Task brief: Copy each line exactly. Drop every picture.

Recorded information:
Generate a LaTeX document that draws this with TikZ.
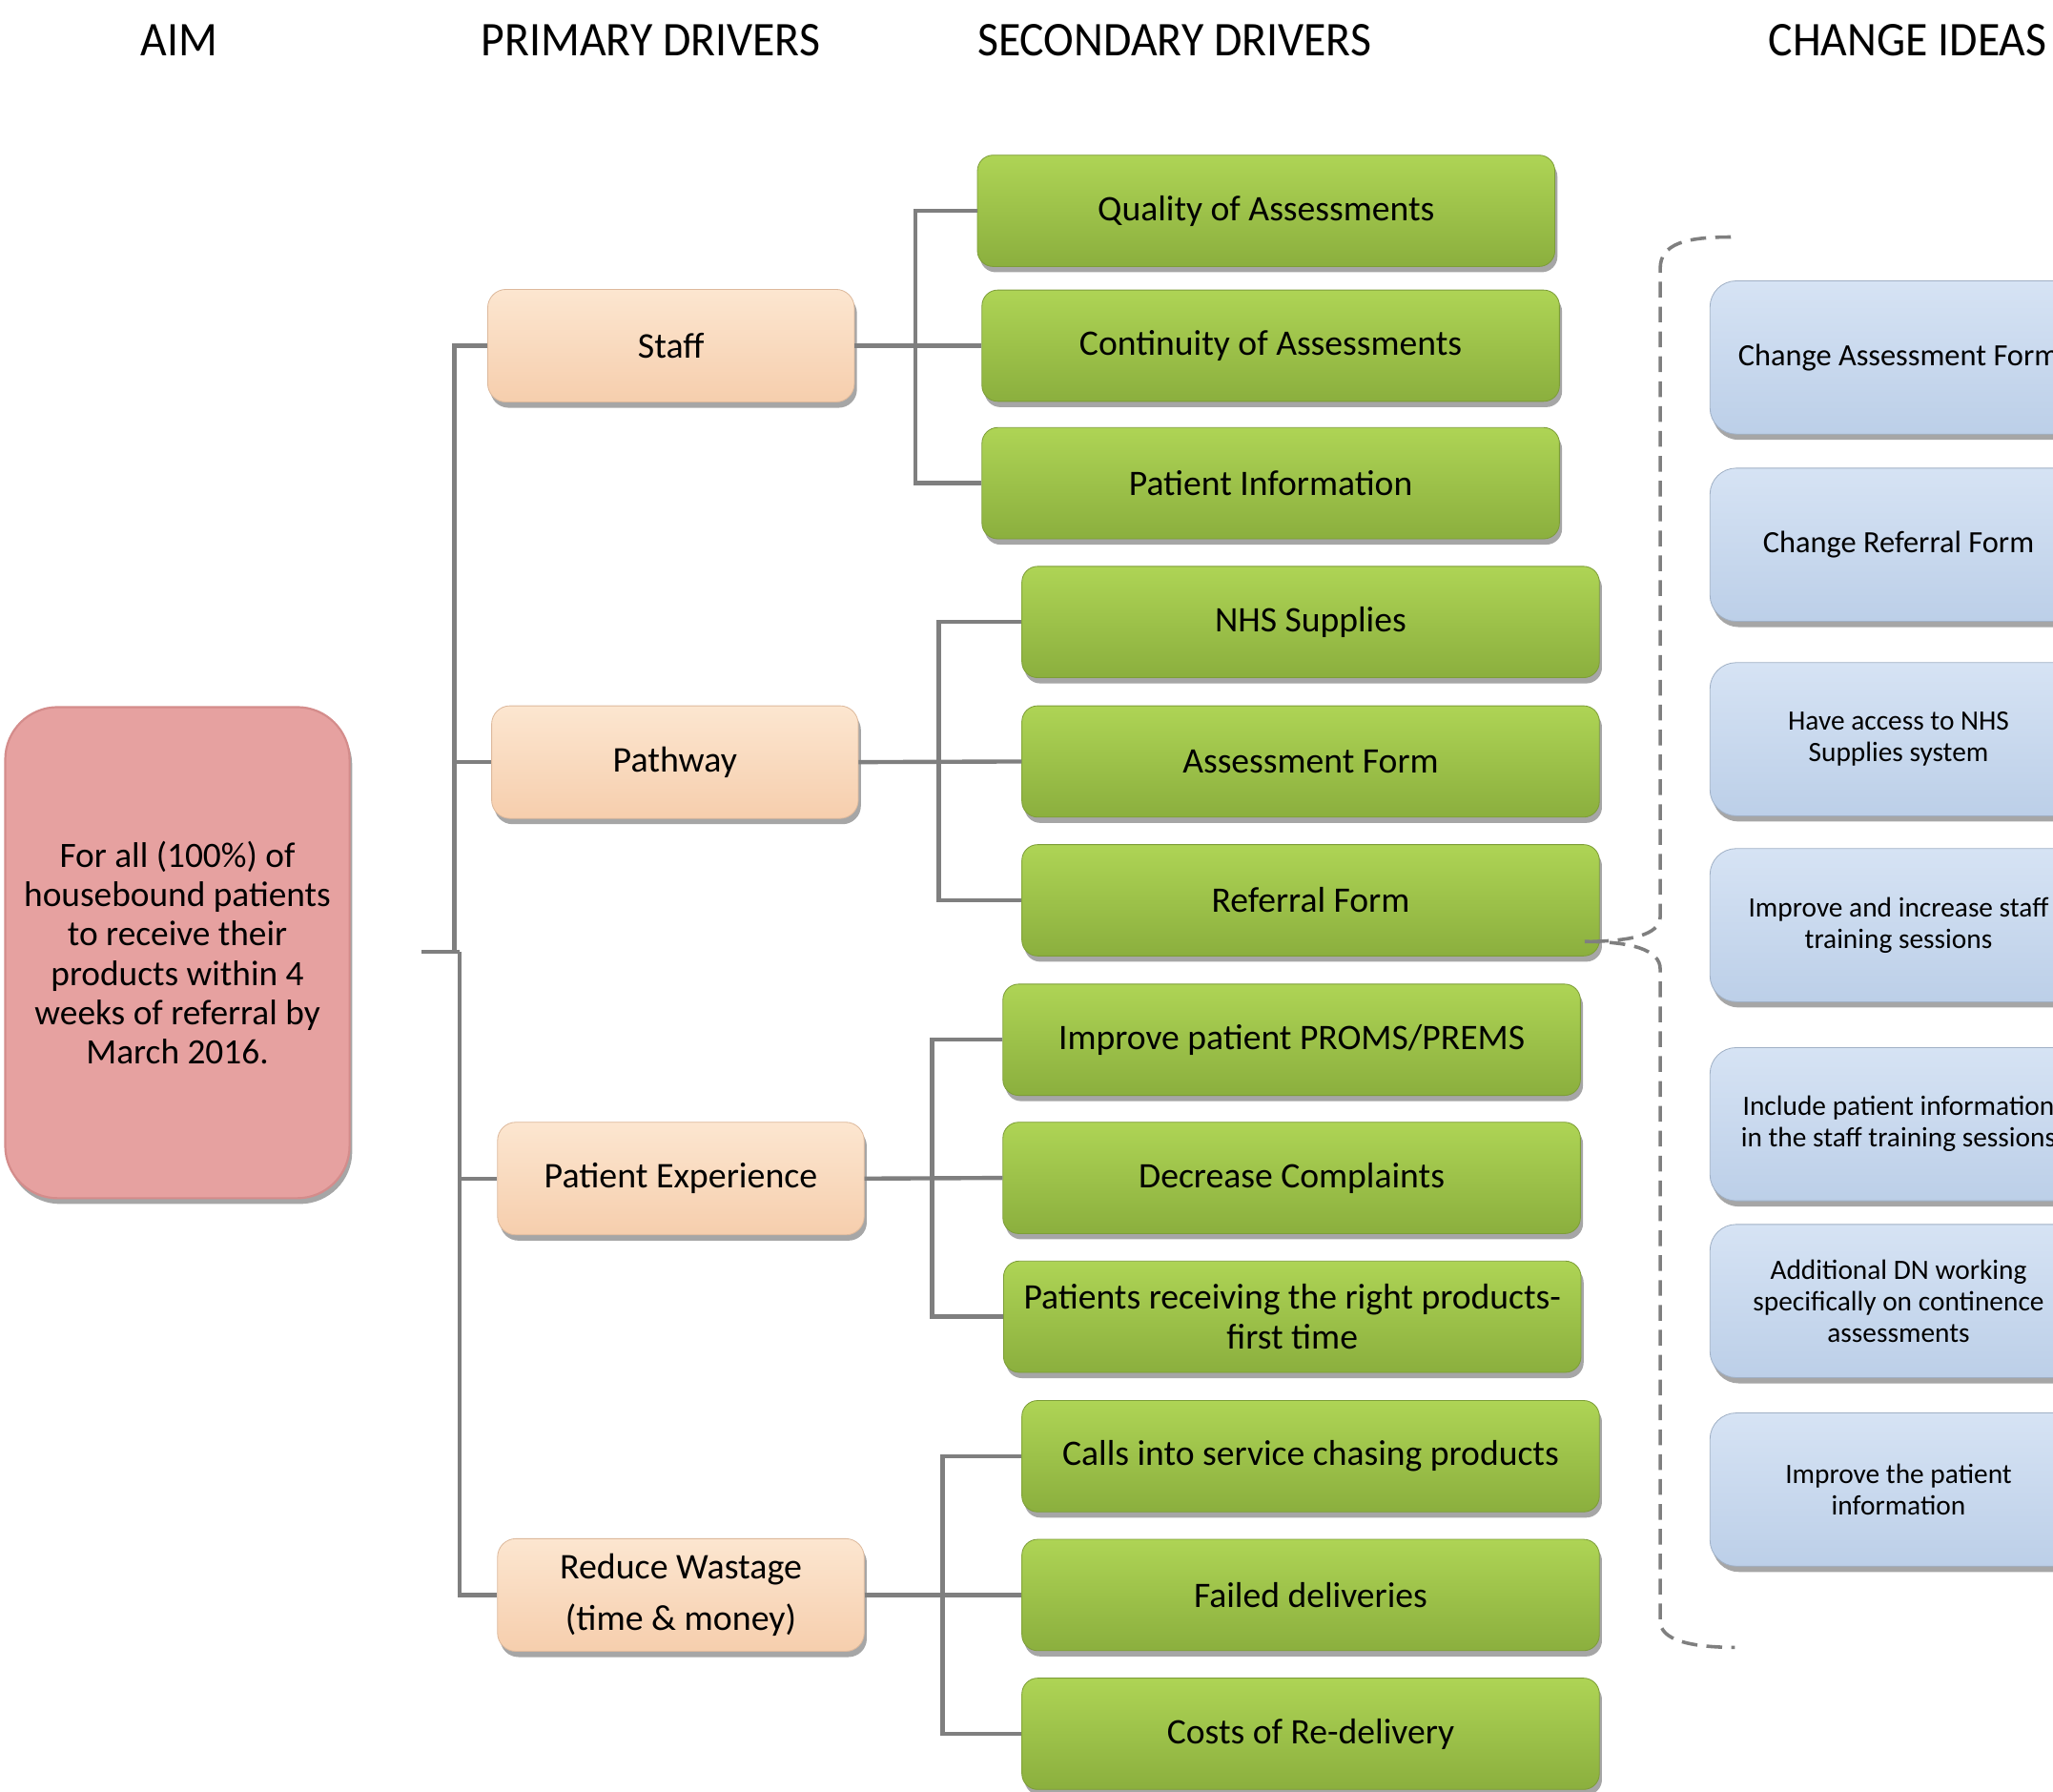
\documentclass[tikz,border=0pt]{standalone}
\usepackage{fontspec}
\setmainfont{Carlito}
\usetikzlibrary{shadows}
\definecolor{linegray}{HTML}{7F7F7F}
\definecolor{aimfill}{HTML}{E6A1A0}
\definecolor{aimedge}{HTML}{D48C8B}
\definecolor{peachtop}{HTML}{FCE6D0}
\definecolor{peachbot}{HTML}{F6CEAD}
\definecolor{greentop}{HTML}{AED455}
\definecolor{greenbot}{HTML}{8BAF3E}
\definecolor{bluetop}{HTML}{D6E3F4}
\definecolor{bluebot}{HTML}{BCCFE8}
\begin{document}
\begin{tikzpicture}[x=0.5pt,y=-0.5pt,
  conn/.style={draw=linegray,line width=1.6pt},
  bracket/.style={draw=linegray,line width=1.3pt,dash pattern=on 6pt off 3.5pt},
  header/.style={font=\fontsize{18.5}{22}\selectfont, inner sep=0pt},
  basebox/.style={inner sep=0pt, align=center,
    drop shadow={shadow xshift=1pt,shadow yshift=-2.2pt,opacity=0.35,fill=black}},
  aimbox/.style={basebox, rounded corners=20pt, fill=aimfill, draw=aimedge, line width=0.8pt,
    minimum width=131.5pt, minimum height=187.5pt, font=\fontsize{13.6}{15}\selectfont},
  primbox/.style={basebox, rounded corners=7pt, top color=peachtop, bottom color=peachbot, draw=peachbot!90!black, line width=0.3pt,
    minimum width=140pt, minimum height=43pt, font=\fontsize{13.8}{20}\selectfont},
  secbox/.style={basebox, rounded corners=6pt, top color=greentop, bottom color=greenbot, draw=greenbot!90!black, line width=0.3pt,
    minimum width=220.5pt, minimum height=42.5pt, font=\fontsize{13.7}{15}\selectfont},
  ideabox/.style={basebox, rounded corners=10pt, top color=bluetop, bottom color=bluebot, draw=bluebot!85!black, line width=0.3pt,
    minimum width=144pt, minimum height=58.5pt, font=\fontsize{10.7}{12}\selectfont},
  bigidea/.style={font=\fontsize{11.8}{13}\selectfont}
]
\useasboundingbox (0,0) rectangle (1568,1368);
\fill[white] (0,0) rectangle (1568,1368);

% headers
\node[header] (hAim) at (137,31) {\scalebox{0.94}[1]{AIM}};
\node[header] (hPrim) at (497,31) {\scalebox{0.94}[1]{PRIMARY DRIVERS}};
\node[header] (hSec) at (897,31) {\scalebox{0.94}[1]{SECONDARY DRIVERS}};
\node[header] (hIdea) at (1457,31) {\scalebox{0.94}[1]{CHANGE IDEAS}};

% aim
\node[aimbox] (aim) at (135.5,727.5) {For all (100\%) of\\housebound patients\\to receive their\\products within 4\\weeks of referral by\\March 2016.};

% primary drivers
\node[primbox] (staff) at (512.5,264) {Staff};
\node[primbox] (path) at (515.5,582) {Pathway};
\node[primbox] (pexp) at (520,900) {Patient Experience};
\node[primbox] (waste) at (520,1218) {Reduce Wastage\\(time \& money)};

% secondary drivers
\node[secbox] (q1) at (967,161) {Quality of Assessments};
\node[secbox] (q2) at (970.5,264) {Continuity of Assessments};
\node[secbox] (q3) at (970.5,369) {Patient Information};
\node[secbox] (p1) at (1001,475) {NHS Supplies};
\node[secbox] (p2) at (1001,581.5) {Assessment Form};
\node[secbox] (p3) at (1001,687.5) {Referral Form};
\node[secbox] (e1) at (986.5,794) {Improve patient PROMS/PREMS};
\node[secbox] (e2) at (986.5,899.5) {Decrease Complaints};
\node[secbox] (e3) at (987,1005.5) {Patients receiving the right products-\\first time};
\node[secbox] (w1) at (1001,1112) {Calls into service chasing products};
\node[secbox] (w2) at (1001,1218) {Failed deliveries};
\node[secbox] (w3) at (1001,1324) {Costs of Re-delivery};

% change ideas
\node[ideabox,bigidea] (c1) at (1450,273) {Change Assessment Form};
\node[ideabox,bigidea] (c2) at (1450,416) {Change Referral Form};
\node[ideabox] (c3) at (1450,564.5) {Have access to NHS\\Supplies system};
\node[ideabox] (c4) at (1450,706.5) {Improve and increase staff\\training sessions};
\node[ideabox] (c5) at (1450,858.5) {Include patient information\\in the staff training sessions};
\node[ideabox] (c6) at (1450,993.5) {Additional DN working\\specifically on continence\\assessments};
\node[ideabox] (c7) at (1450,1137.5) {Improve the patient\\information};

% connectors aim -> primary
\coordinate (aimc) at (322,727);
\coordinate (tru) at (347,727);
\coordinate (trl) at (351,727);
\draw[conn] (aimc) -- (trl);
\draw[conn] (tru) |- (staff.west);
\draw[conn] (tru) |- (path.west);
\draw[conn] (trl) |- (pexp.west);
\draw[conn] (trl) |- (waste.west);

% staff group
\coordinate (sj) at (699,264);
\draw[conn] (staff.east) -- (q2.west);
\draw[conn] (q1.west) -| (sj) |- (q3.west);
% pathway group
\coordinate (pj) at (717,581.5);
\draw[conn] (path.east) -- (p2.west);
\draw[conn] (p1.west) -| (pj) |- (p3.west);
% patient experience group
\coordinate (ej) at (712,899.5);
\draw[conn] (pexp.east) -- (e2.west);
\draw[conn] (e1.west) -| (ej) |- (e3.west);
% wastage group
\coordinate (wj) at (720,1218);
\draw[conn] (waste.east) -- (w2.west);
\draw[conn] (w1.west) -| (wj) |- (w3.west);

% dashed bracket
\coordinate (btop) at (1322,181);
\coordinate (bbot) at (1325,1258);
\coordinate (btip) at (1210,719);
\draw[bracket] (btop) .. controls (1288,181) and (1268,186) .. (1268,205)
  -- (1268,700) .. controls (1268,714) and (1245,719) .. (btip)
  .. controls (1245,719) and (1268,725) .. (1268,740)
  -- (1268,1238) .. controls (1268,1252) and (1290,1258) .. (bbot);
\end{tikzpicture}
\end{document}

Correct answer:
Generate a LaTeX document that draws this with TikZ.
\documentclass[tikz,border=0pt]{standalone}
\usepackage{fontspec}
\setmainfont{Carlito}
\usetikzlibrary{shadows}
\definecolor{linegray}{HTML}{7F7F7F}
\definecolor{aimfill}{HTML}{E6A1A0}
\definecolor{aimedge}{HTML}{D48C8B}
\definecolor{peachtop}{HTML}{FCE6D0}
\definecolor{peachbot}{HTML}{F6CEAD}
\definecolor{greentop}{HTML}{AED455}
\definecolor{greenbot}{HTML}{8BAF3E}
\definecolor{bluetop}{HTML}{D6E3F4}
\definecolor{bluebot}{HTML}{BCCFE8}
\begin{document}
\begin{tikzpicture}[x=0.5pt,y=-0.5pt,
  conn/.style={draw=linegray,line width=1.6pt},
  bracket/.style={draw=linegray,line width=1.3pt,dash pattern=on 6pt off 3.5pt},
  header/.style={font=\fontsize{18.5}{22}\selectfont, inner sep=0pt},
  basebox/.style={inner sep=0pt, align=center,
    drop shadow={shadow xshift=1pt,shadow yshift=-2.2pt,opacity=0.35,fill=black}},
  aimbox/.style={basebox, rounded corners=20pt, fill=aimfill, draw=aimedge, line width=0.8pt,
    minimum width=131.5pt, minimum height=187.5pt, font=\fontsize{13.6}{15}\selectfont},
  primbox/.style={basebox, rounded corners=7pt, top color=peachtop, bottom color=peachbot, draw=peachbot!90!black, line width=0.3pt,
    minimum width=140pt, minimum height=43pt, font=\fontsize{13.8}{20}\selectfont},
  secbox/.style={basebox, rounded corners=6pt, top color=greentop, bottom color=greenbot, draw=greenbot!90!black, line width=0.3pt,
    minimum width=220.5pt, minimum height=42.5pt, font=\fontsize{13.7}{15}\selectfont},
  ideabox/.style={basebox, rounded corners=10pt, top color=bluetop, bottom color=bluebot, draw=bluebot!85!black, line width=0.3pt,
    minimum width=144pt, minimum height=58.5pt, font=\fontsize{10.7}{12}\selectfont},
  bigidea/.style={font=\fontsize{11.8}{13}\selectfont}
]
\useasboundingbox (0,0) rectangle (1568,1368);
\fill[white] (0,0) rectangle (1568,1368);

% headers
\node[header] (hAim) at (137,31) {\scalebox{0.94}[1]{AIM}};
\node[header] (hPrim) at (497,31) {\scalebox{0.94}[1]{PRIMARY DRIVERS}};
\node[header] (hSec) at (897,31) {\scalebox{0.94}[1]{SECONDARY DRIVERS}};
\node[header] (hIdea) at (1457,31) {\scalebox{0.94}[1]{CHANGE IDEAS}};

% aim
\node[aimbox] (aim) at (135.5,727.5) {For all (100\%) of\\housebound patients\\to receive their\\products within 4\\weeks of referral by\\March 2016.};

% primary drivers
\node[primbox] (staff) at (512.5,264) {Staff};
\node[primbox] (path) at (515.5,582) {Pathway};
\node[primbox] (pexp) at (520,900) {Patient Experience};
\node[primbox] (waste) at (520,1218) {Reduce Wastage\\(time \& money)};

% secondary drivers
\node[secbox] (q1) at (967,161) {Quality of Assessments};
\node[secbox] (q2) at (970.5,264) {Continuity of Assessments};
\node[secbox] (q3) at (970.5,369) {Patient Information};
\node[secbox] (p1) at (1001,475) {NHS Supplies};
\node[secbox] (p2) at (1001,581.5) {Assessment Form};
\node[secbox] (p3) at (1001,687.5) {Referral Form};
\node[secbox] (e1) at (986.5,794) {Improve patient PROMS/PREMS};
\node[secbox] (e2) at (986.5,899.5) {Decrease Complaints};
\node[secbox] (e3) at (987,1005.5) {Patients receiving the right products-\\first time};
\node[secbox] (w1) at (1001,1112) {Calls into service chasing products};
\node[secbox] (w2) at (1001,1218) {Failed deliveries};
\node[secbox] (w3) at (1001,1324) {Costs of Re-delivery};

% change ideas
\node[ideabox,bigidea] (c1) at (1450,273) {Change Assessment Form};
\node[ideabox,bigidea] (c2) at (1450,416) {Change Referral Form};
\node[ideabox] (c3) at (1450,564.5) {Have access to NHS\\Supplies system};
\node[ideabox] (c4) at (1450,706.5) {Improve and increase staff\\training sessions};
\node[ideabox] (c5) at (1450,858.5) {Include patient information\\in the staff training sessions};
\node[ideabox] (c6) at (1450,993.5) {Additional DN working\\specifically on continence\\assessments};
\node[ideabox] (c7) at (1450,1137.5) {Improve the patient\\information};

% connectors aim -> primary
\coordinate (aimc) at (322,727);
\coordinate (tru) at (347,727);
\coordinate (trl) at (351,727);
\draw[conn] (aimc) -- (trl);
\draw[conn] (tru) |- (staff.west);
\draw[conn] (tru) |- (path.west);
\draw[conn] (trl) |- (pexp.west);
\draw[conn] (trl) |- (waste.west);

% staff group
\coordinate (sj) at (699,264);
\draw[conn] (staff.east) -- (q2.west);
\draw[conn] (q1.west) -| (sj) |- (q3.west);
% pathway group
\coordinate (pj) at (717,581.5);
\draw[conn] (path.east) -- (p2.west);
\draw[conn] (p1.west) -| (pj) |- (p3.west);
% patient experience group
\coordinate (ej) at (712,899.5);
\draw[conn] (pexp.east) -- (e2.west);
\draw[conn] (e1.west) -| (ej) |- (e3.west);
% wastage group
\coordinate (wj) at (720,1218);
\draw[conn] (waste.east) -- (w2.west);
\draw[conn] (w1.west) -| (wj) |- (w3.west);

% dashed bracket
\coordinate (btop) at (1322,181);
\coordinate (bbot) at (1325,1258);
\coordinate (btip) at (1210,719);
\draw[bracket] (btop) .. controls (1288,181) and (1268,186) .. (1268,205)
  -- (1268,700) .. controls (1268,714) and (1245,719) .. (btip)
  .. controls (1245,719) and (1268,725) .. (1268,740)
  -- (1268,1238) .. controls (1268,1252) and (1290,1258) .. (bbot);
\end{tikzpicture}
\end{document}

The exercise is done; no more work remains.